# Amp repair



## basshead (Sep 12, 2008)

Hi, someone gave me a dead Basswork BA150.2 and it will blow fuse on power.
So i opened it up and it looks like that a pair of fets in the psu are dead short... 

Usually, is only replacing the fets enough, or it's often something else that cause this failure? Also the part is hfp50n06 but can't find them to purchase on the web, i know a few years ago i had my ecg book to cross reference but i've been out of the electronic repair field since i left school.

Thanks 

BTW i know the amp is maybe not worth repairing, but i want to to it for fun.


----------



## [email protected] (Jun 12, 2008)

Just take the values and find another brand. Its a N-channel mosfet. I would change all of them out if switching to another brand so they match. If there are no signs of resistors burnt by them I would go ahead and just replace the mosfets. 

Here is the data sheet for it, if you havent seen it already
http://osea.com.cn/down/1219899180_1.pdf


----------



## UNFORGIVEN (Sep 25, 2010)

what he said^


----------



## basshead (Sep 12, 2008)

excellent, then ill order this and give it a shoot.

Thanks guys!


----------



## basshead (Sep 12, 2008)

geez, i already got the parts!
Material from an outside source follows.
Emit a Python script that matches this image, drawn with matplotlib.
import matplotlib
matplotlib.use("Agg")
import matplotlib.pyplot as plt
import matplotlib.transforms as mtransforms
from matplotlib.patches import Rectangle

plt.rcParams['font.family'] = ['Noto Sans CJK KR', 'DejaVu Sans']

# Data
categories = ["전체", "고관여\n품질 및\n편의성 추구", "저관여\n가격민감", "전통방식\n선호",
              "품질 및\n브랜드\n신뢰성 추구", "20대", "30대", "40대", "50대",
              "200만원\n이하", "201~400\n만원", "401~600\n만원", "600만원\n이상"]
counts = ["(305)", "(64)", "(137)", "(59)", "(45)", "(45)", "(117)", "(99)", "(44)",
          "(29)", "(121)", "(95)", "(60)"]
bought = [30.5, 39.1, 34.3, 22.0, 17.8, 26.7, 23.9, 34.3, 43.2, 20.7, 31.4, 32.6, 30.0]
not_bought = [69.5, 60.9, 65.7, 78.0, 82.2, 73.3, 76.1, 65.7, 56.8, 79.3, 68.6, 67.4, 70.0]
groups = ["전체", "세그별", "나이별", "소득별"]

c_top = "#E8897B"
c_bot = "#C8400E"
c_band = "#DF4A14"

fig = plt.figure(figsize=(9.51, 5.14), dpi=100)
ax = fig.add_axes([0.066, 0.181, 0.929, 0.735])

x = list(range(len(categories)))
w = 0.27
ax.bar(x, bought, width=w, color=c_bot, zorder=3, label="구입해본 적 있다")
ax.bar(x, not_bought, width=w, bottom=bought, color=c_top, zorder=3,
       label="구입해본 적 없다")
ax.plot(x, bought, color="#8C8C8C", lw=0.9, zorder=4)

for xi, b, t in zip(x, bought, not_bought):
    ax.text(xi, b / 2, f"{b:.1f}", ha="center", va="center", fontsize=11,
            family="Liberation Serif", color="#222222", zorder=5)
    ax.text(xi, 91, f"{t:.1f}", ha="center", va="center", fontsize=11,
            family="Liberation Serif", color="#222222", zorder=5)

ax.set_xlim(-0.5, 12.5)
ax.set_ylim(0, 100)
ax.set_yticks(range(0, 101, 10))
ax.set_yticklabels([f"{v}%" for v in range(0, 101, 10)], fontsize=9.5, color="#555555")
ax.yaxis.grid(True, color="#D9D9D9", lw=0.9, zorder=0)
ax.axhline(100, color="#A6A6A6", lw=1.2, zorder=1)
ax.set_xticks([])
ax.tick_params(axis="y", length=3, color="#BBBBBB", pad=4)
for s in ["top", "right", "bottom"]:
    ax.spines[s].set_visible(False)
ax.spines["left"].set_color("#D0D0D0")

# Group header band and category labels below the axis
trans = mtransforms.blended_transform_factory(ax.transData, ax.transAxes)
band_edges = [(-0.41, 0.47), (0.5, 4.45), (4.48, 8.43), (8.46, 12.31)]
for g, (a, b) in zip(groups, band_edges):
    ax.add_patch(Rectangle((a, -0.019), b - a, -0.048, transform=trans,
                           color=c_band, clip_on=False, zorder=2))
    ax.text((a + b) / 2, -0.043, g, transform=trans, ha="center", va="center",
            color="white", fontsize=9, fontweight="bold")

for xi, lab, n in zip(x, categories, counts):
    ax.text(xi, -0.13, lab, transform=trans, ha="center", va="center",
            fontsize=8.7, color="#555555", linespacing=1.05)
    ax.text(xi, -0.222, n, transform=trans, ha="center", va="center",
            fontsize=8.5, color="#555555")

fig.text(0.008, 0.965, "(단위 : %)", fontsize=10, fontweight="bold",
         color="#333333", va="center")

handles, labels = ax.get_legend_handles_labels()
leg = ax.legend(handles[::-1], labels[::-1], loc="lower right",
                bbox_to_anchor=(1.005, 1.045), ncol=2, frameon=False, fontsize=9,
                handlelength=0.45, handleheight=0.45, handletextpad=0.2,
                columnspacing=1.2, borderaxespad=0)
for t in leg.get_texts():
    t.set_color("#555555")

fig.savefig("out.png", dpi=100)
Digikey is shipping fast.

i guess ill have to get the iron out tonight lol


----------



## [email protected] (Jun 12, 2008)

basshead said:


> geez, i already got the parts! Digikey is shipping fast.
> 
> i guess ill have to get the iron out tonight lol


That was super fast  Digikey is a great company.


----------



## basshead (Sep 12, 2008)

It's ALIVE!

20$ that will put a smile on my face for a few hours!

Here's some shots



















I feel like i'm gonna start looking for dead amps and have more fun 

Thanks again guys!


----------



## [email protected] (Jun 12, 2008)

Nice, it is fun to tinker with this stuff.


----------